Tren de Aragua leader known as “The Unspeakable” charged in U.S. federal court

(CBS NEWS) – CBS reports Federal prosecutors unsealed an indictment Thursday against Tren de Aragua leader Hector Rusthenford Guerrero Flores in the Southern District of New York. Up to a $5 million reward was offered for his arrest and/or conviction by the U.S. State Department.
Guerrero Flores, 42, known by the nickname “The Unspeakable,” or “The Big Eyebrow,” ran the multinational crime syndicate for more than a decade, growing the organization from a prison-based gang, prosecutors allege, into a terrorist organization responsible for drug trafficking and violence worldwide. He is charged with participating in a racketeering conspiracy, conspiracy to provide material support to terrorists and cocaine importation conspiracy, among other charges.
“Guerrero Flores operated Tren de Aragua like a multinational crime syndicate—laundering money through cryptocurrency, trafficking drugs by the ton, selling weapons of war, and orchestrating acts of terror across borders,” said DEA Special Agent in Charge Louis A. D’Ambrosio said in a statement. “He ran this empire from prison, shielded by corruption, and in collaboration with a narco-state cartel intent on flooding the United States with cocaine.”
Prosecutors allege Guerrero Flores operated from Tocorón Prison, where he directed members to commit a wide array of crimes, including murders, sex trafficking and money laundering. Alongside other top leaders, he collected “causa” or income fees from these crimes. HSI Special Agent in Charge Ricky J. Patel said a statement that the leader “grew TdA from a Venezuela-based prison gang to the vile, vicious organization it has become.”
Gang members and associates left Venezuela and spread throughout North, South, and Central America and Spain, prosecutors allege. In recent years, the gang has expanded, recruiting from among the more than 7.7 million Venezuelans who have fled economic turmoil in their homeland and migrated to other Latin American countries or the U.S.

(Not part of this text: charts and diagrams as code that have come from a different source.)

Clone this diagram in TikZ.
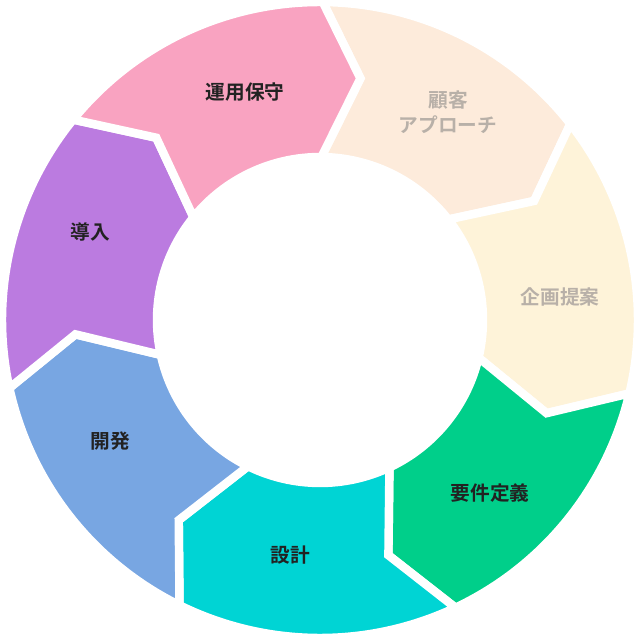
\documentclass[tikz,border=0pt]{standalone}
\usepackage{fontspec}
\newfontfamily\jp{Noto Sans CJK JP}[BoldFont={Noto Sans CJK JP Bold}]
\definecolor{cPeach}{HTML}{FDEBDB}
\definecolor{cCream}{HTML}{FEF3D9}
\definecolor{cGreen}{HTML}{00CF8A}
\definecolor{cCyan}{HTML}{00D4D4}
\definecolor{cBlue}{HTML}{78A6E2}
\definecolor{cPurple}{HTML}{BB7BE0}
\definecolor{cPink}{HTML}{F9A3C1}
\definecolor{tDark}{HTML}{222222}
\definecolor{tLight}{HTML}{B8B0A8}
\tikzset{seg/.style={draw=white,line width=6pt,line join=miter},
lab/.style={font=\jp\bfseries\fontsize{14}{18}\selectfont,align=center,text=tDark},
labl/.style={lab,text=tLight}}
\begin{document}
\begin{tikzpicture}[x=0.025cm,y=0.025cm]
\useasboundingbox (0,0) rectangle (640,640);
\begin{scope}[shift={(320,320)}]
\foreach \k/\c in {0/cPeach,1/cCream,2/cGreen,3/cCyan,4/cBlue,5/cPurple,6/cPink}{
  \pgfmathsetmacro{\a}{89.5-51.4286*\k}
  \pgfmathsetmacro{\b}{\a-51.4286}
  \pgfmathsetmacro{\ap}{\a-9}
  \pgfmathsetmacro{\bp}{\b-9}
  \fill[\c] (\a:318) arc[start angle=\a,end angle=\b,radius=318] -- (\bp:245) -- (\b:163) arc[start angle=\b,end angle=\a,radius=163] -- (\ap:245) -- cycle;
  \draw[seg] (\a:318) arc[start angle=\a,end angle=\b,radius=318] -- (\bp:245) -- (\b:163) arc[start angle=\b,end angle=\a,radius=163] -- (\ap:245) -- cycle;
}
\end{scope}
\node[lab] (unyo) at (245,548) {運用保守};
\node[labl] (kokyaku) at (448,528) {顧客\\アプローチ};
\node[labl] (kikaku) at (560,343) {企画提案};
\node[lab] (yoken) at (490,147) {要件定義};
\node[lab] (sekkei) at (290,85) {設計};
\node[lab] (kaihatsu) at (110,199) {開発};
\node[lab] (donyu) at (90,408) {導入};
\end{tikzpicture}
\end{document}
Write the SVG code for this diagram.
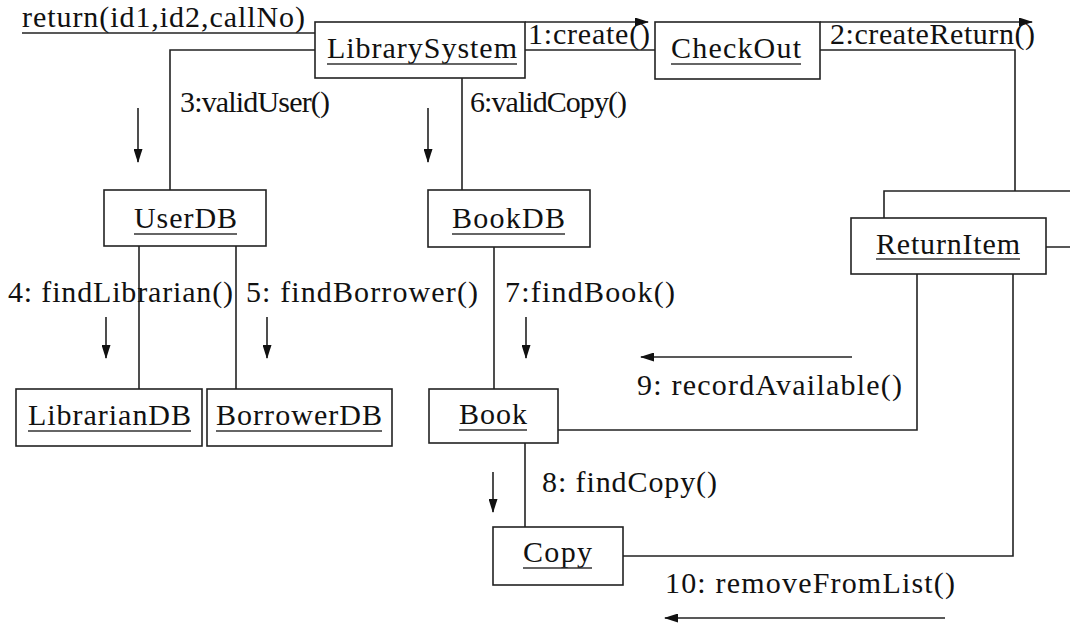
<svg xmlns="http://www.w3.org/2000/svg" width="1070" height="624" viewBox="0 0 1070 624">
  <style>
    .box { fill: #ffffff; stroke: #222; stroke-width: 1.6; }
    .link { fill: none; stroke: #222; stroke-width: 1.6; }
    .msg { fill: none; stroke: #222; stroke-width: 1.6; marker-end: url(#head); }
    .ul { stroke: #333; stroke-width: 1.6; }
    text { font-family: "Liberation Serif", "Times New Roman", serif; font-size: 30px; fill: #111; }
  </style>
  <defs>
    <marker id="head" viewBox="0 0 14 9" refX="13" refY="4.5" markerWidth="14" markerHeight="9" markerUnits="userSpaceOnUse" orient="auto">
      <path d="M0 0 L14 4.5 L0 9 Z" fill="#111"/>
    </marker>
  </defs>

  <rect width="1070" height="624" fill="#ffffff"/>

  <!-- links between objects -->
  <g id="connectors">
    <line class="link" x1="22" y1="33" x2="315" y2="33"/>
    <polyline class="link" points="315,50 170,50 170,190"/>
    <line class="link" x1="462" y1="78" x2="462" y2="190"/>
    <line class="link" x1="525" y1="50" x2="655" y2="50"/>
    <polyline class="link" points="820,50 1015,50 1015,191"/>
    <path class="link" d="M1046 247 H1080 V191 H884 V218"/>
    <line class="link" x1="139" y1="246" x2="139" y2="389"/>
    <line class="link" x1="236" y1="246" x2="236" y2="389"/>
    <line class="link" x1="494" y1="247" x2="494" y2="389"/>
    <polyline class="link" points="558,430 917,430 917,274"/>
    <line class="link" x1="525" y1="443" x2="525" y2="527"/>
    <polyline class="link" points="623,556 1013,556 1013,274"/>

    <!-- message direction arrows -->
    <line class="msg" x1="525" y1="22" x2="648" y2="22"/>
    <line class="msg" x1="820" y1="22" x2="1032" y2="22"/>
    <line class="msg" x1="138" y1="108" x2="138" y2="162"/>
    <line class="msg" x1="428" y1="108" x2="428" y2="162"/>
    <line class="msg" x1="106" y1="317" x2="106" y2="358"/>
    <line class="msg" x1="267" y1="317" x2="267" y2="358"/>
    <line class="msg" x1="526" y1="317" x2="526" y2="358"/>
    <line class="msg" x1="852" y1="357" x2="641" y2="357"/>
    <line class="msg" x1="493" y1="472" x2="493" y2="512"/>
    <line class="msg" x1="945" y1="618" x2="665" y2="618"/>
  </g>

  <!-- message labels -->
  <g id="labels">
    <text x="22" y="27" textLength="283" lengthAdjust="spacing">return(id1,id2,callNo)</text>
    <text x="528" y="44" textLength="122" lengthAdjust="spacing">1:create()</text>
    <text x="830" y="44" textLength="205" lengthAdjust="spacing">2:createReturn()</text>
    <text x="180" y="112" textLength="150" lengthAdjust="spacing">3:validUser()</text>
    <text x="470" y="112" textLength="157" lengthAdjust="spacing">6:validCopy()</text>
    <text x="8" y="302" textLength="225" lengthAdjust="spacing">4: findLibrarian()</text>
    <text x="246" y="302" textLength="232" lengthAdjust="spacing">5: findBorrower()</text>
    <text x="505" y="302" textLength="170" lengthAdjust="spacing">7:findBook()</text>
    <text x="637" y="395" textLength="265" lengthAdjust="spacing">9: recordAvailable()</text>
    <text x="542" y="492" textLength="175" lengthAdjust="spacing">8: findCopy()</text>
    <text x="665" y="593" textLength="290" lengthAdjust="spacing">10: removeFromList()</text>
  </g>

  <g id="LibrarySystem">
    <rect class="box" x="315" y="22" width="210" height="56"/>
    <text x="327" y="58" textLength="190" lengthAdjust="spacing">LibrarySystem</text>
    <line class="ul" x1="327" y1="64" x2="517" y2="64"/>
  </g>
  <g id="CheckOut">
    <rect class="box" x="655" y="22" width="165" height="57"/>
    <text x="671" y="58" textLength="130" lengthAdjust="spacing">CheckOut</text>
    <line class="ul" x1="671" y1="64" x2="801" y2="64"/>
  </g>
  <g id="UserDB">
    <rect class="box" x="104" y="190" width="162" height="56"/>
    <text x="134" y="228" textLength="103" lengthAdjust="spacing">UserDB</text>
    <line class="ul" x1="134" y1="234" x2="237" y2="234"/>
  </g>
  <g id="BookDB">
    <rect class="box" x="428" y="190" width="162" height="57"/>
    <text x="452" y="228" textLength="113" lengthAdjust="spacing">BookDB</text>
    <line class="ul" x1="452" y1="234" x2="565" y2="234"/>
  </g>
  <g id="ReturnItem">
    <rect class="box" x="851" y="218" width="195" height="56"/>
    <text x="876" y="254" textLength="144" lengthAdjust="spacing">ReturnItem</text>
    <line class="ul" x1="876" y1="259" x2="1020" y2="259"/>
  </g>
  <g id="LibrarianDB">
    <rect class="box" x="16" y="389" width="186" height="57"/>
    <text x="28" y="425" textLength="163" lengthAdjust="spacing">LibrarianDB</text>
    <line class="ul" x1="28" y1="431" x2="191" y2="431"/>
  </g>
  <g id="BorrowerDB">
    <rect class="box" x="207" y="389" width="185" height="57"/>
    <text x="216" y="425" textLength="166" lengthAdjust="spacing">BorrowerDB</text>
    <line class="ul" x1="216" y1="431" x2="382" y2="431"/>
  </g>
  <g id="Book">
    <rect class="box" x="429" y="389" width="129" height="54"/>
    <text x="459" y="424" textLength="68" lengthAdjust="spacing">Book</text>
    <line class="ul" x1="459" y1="430" x2="527" y2="430"/>
  </g>
  <g id="Copy">
    <rect class="box" x="493" y="527" width="130" height="58"/>
    <text x="523" y="562" textLength="69" lengthAdjust="spacing">Copy</text>
    <line class="ul" x1="523" y1="568" x2="592" y2="568"/>
  </g>
</svg>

In January, President Trump labeled Tren de Aragua a foreign terrorist organization, alongside other gangs and cartels and his administration has since ratcheted up pressure on Venezuela and its president, Nicolás Maduro. In recent months, the U.S. has amassed a large military presence in the Caribbean and carried out multiple strikes on boats it claims are carrying drugs from Venezuela.
Former Director for the FBI’s MS-13 National Gang Taskforce Robert Clifford sees the indictment as an evolution in how U.S. law enforcement “pursues a transnational criminal organization like TdA.” Clifford said that for years local law enforcement investigated MS-13 as a prison gang instead of viewing the members as part of a multi-national criminal organization.
In the years since, the law enforcement approach to investigating transnational criminal organizations has shifted and Thursday’s indictment is “a model of state, local and federal cooperation and that is the only way to defeat a well-entrenched organization like TdA,” Clifford said.
Some lawmakers have questioned whether the strikes are legal, and the first in that string of attacks, a deadly strike in early September, has prompted new concerns from Congress that a follow-on strike, despite there apparently being survivors in the water, which may constitute a war crime.
Mr. Trump called for a “total and complete blockade” Tuesday on all sanctioned oil tankers that enter or depart Venezuela. The Trump administration has also accused Maduro of sending drug shipments to the U.S.